Trim start and end points of straight line to where they enter/exit a rectangle?

Question

I'm doing some canvas painting, and for performance reasons I want to get the coordinate of where a straight line enters and/or exits the screen.

To put it more simply, I want to find out the coordinates A' and B' in the illustration below. A and B are the original start- and end coordinates. A' and B' are the coordinates where the straight line from A to B enters or exits the screen bounds.

This seems like something that would be a common scenario, but I can't really find a simple and efficient algorithm for it.

I'm using Flutter, but I guess this is a general problem with a similar solution no matter which language (A and B are points, the screen is a rect).

Answer 1

We are given the following parameters and equations:

• points A and B are given by their respective coordinates (xA, yA) and (xB, yB);
• the bounding box is given by the 4 inequations xMin <= x; x <= xMax; yMin <= y; y <= yMax;
• line (AB) is given by its equation (y-yA)*(xB-xA) = (yB-yA)*(x-A).

We can use them to solve for the intersection points:

• In the first two examples, you can find the coordinates (x,y) of A' by setting y=yMax and solving the line equation for x;
• In the first example, you can find the coordinates (x,y) of B' by setting x=xMax and solving the line equation for y;
• In the third example, you can find the coordinates (x,y) of B' by setting y=yMin and solving the line equation for x.

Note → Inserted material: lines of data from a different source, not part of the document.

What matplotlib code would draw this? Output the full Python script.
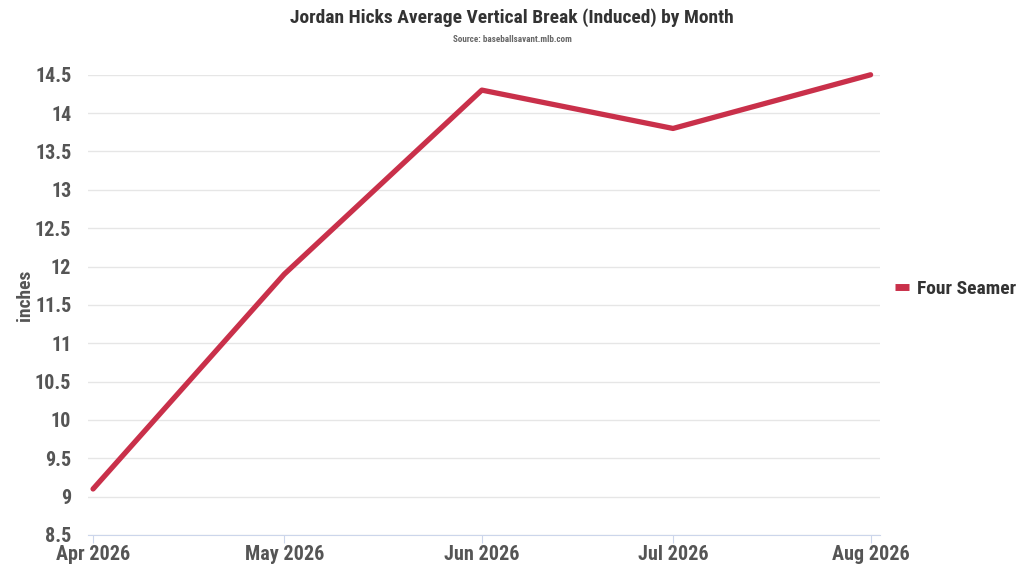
import numpy as np
import pandas as pd
import matplotlib
matplotlib.use('Agg')
import matplotlib.pyplot as plt
import matplotlib.dates as mdates
from matplotlib import font_manager

# data
months = ['2026-04-01', '2026-05-01', '2026-06-01', '2026-07-01', '2026-08-01']
ivb = [9.1, 11.9, 14.3, 13.8, 14.5]
series_name = 'Four Seamer'

names = {f.name for f in font_manager.fontManager.ttflist}
fam = 'Roboto Condensed' if 'Roboto Condensed' in names else 'Roboto'
plt.rcParams['font.family'] = [fam, 'DejaVu Sans']
plt.rcParams['font.stretch'] = 'condensed'

dates = pd.to_datetime(months)

fig = plt.figure(figsize=(10.24, 5.76), dpi=100)
ax = fig.add_axes([0.0859, 0.0712, 0.773, 0.799])

ax.plot(dates, ivb, color='#c9304a', lw=3.8, solid_capstyle='round', label=series_name,
        clip_on=False, zorder=3)

ax.set_ylim(8.5, 14.5)
ax.set_yticks(np.arange(8.5, 14.51, 0.5))
ax.set_yticklabels(['%g' % v for v in np.arange(8.5, 14.51, 0.5)])
ax.set_xlim(dates[0] - pd.Timedelta(days=0.8), dates[-1] + pd.Timedelta(days=1.4))
ax.set_xticks(dates)
ax.xaxis.set_major_formatter(mdates.DateFormatter('%b %Y'))

ax.grid(axis='y', color='#e6e6e6', lw=1)
ax.set_axisbelow(True)
for s in ['top', 'right', 'left']:
    ax.spines[s].set_visible(False)
ax.spines['bottom'].set_color('#ccd6eb')
ax.tick_params(axis='y', length=0, pad=12, labelsize=14.5, labelcolor='#555555')
ax.tick_params(axis='x', length=6, color='#ccd6eb', pad=1, labelsize=14.5, labelcolor='#555555')
for t in ax.get_xticklabels() + ax.get_yticklabels():
    t.set_fontweight('bold')

ax.set_ylabel('inches', fontsize=14, fontweight='bold', color='#555555')
ax.yaxis.set_label_coords(-0.068, 0.52)

fig.text(0.5, 0.97, 'Jordan Hicks Average Vertical Break (Induced) by Month',
         ha='center', va='center', fontsize=14, fontweight='bold', color='#333333')
fig.text(0.5, 0.932, 'Source: baseballsavant.mlb.com',
         ha='center', va='center', fontsize=6.5, fontweight='bold', color='#666666')

leg = ax.legend(loc='center left', bbox_to_anchor=(0.998, 0.535), frameon=False,
                handlelength=0.7, handletextpad=0.4, prop={'size': 14, 'weight': 'bold'})
for t in leg.get_texts():
    t.set_color('#333333')
for h in leg.get_lines():
    h.set_linewidth(5)
    h.set_solid_capstyle('butt')

fig.savefig('out.png', dpi=100)
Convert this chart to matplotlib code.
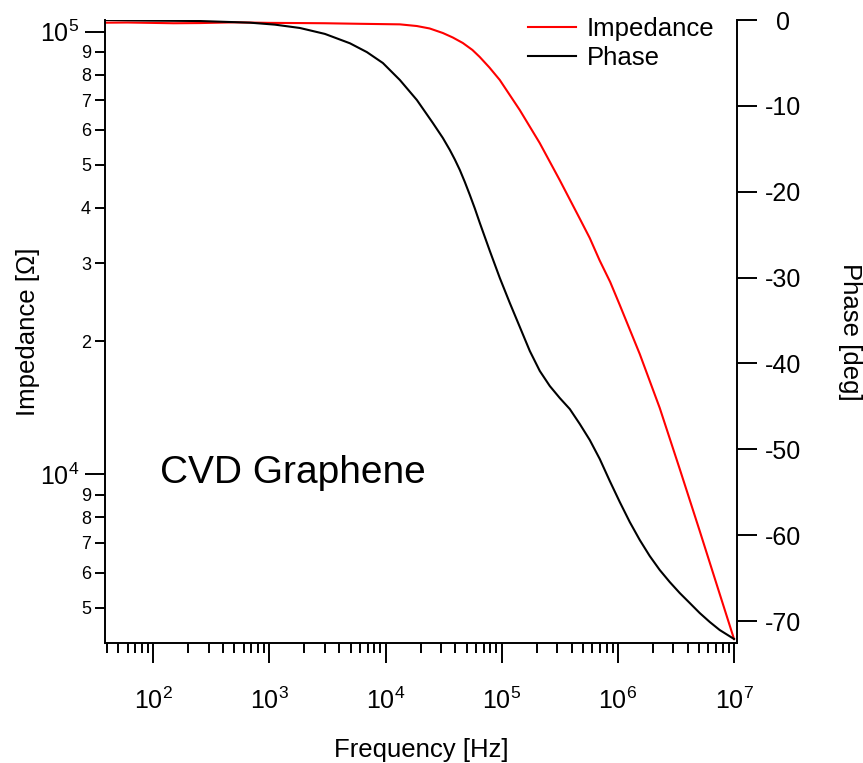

To find all intersection points with the bounding box in all possible case, you could solve the equations for all 4 possible types of intersections, then discard solutions which either:

• do not satisfy the bounding box inequations (those solutions are intersections with the "continuations" of the sides of the bounding box); or
• do not satisfy the inequations of the implicit bounding box around segment [AB] (those solutions are intersections of the line (AB) with the bounding box, and of no interest to you if you want only the intersections of the segment [AB] with the bounding box).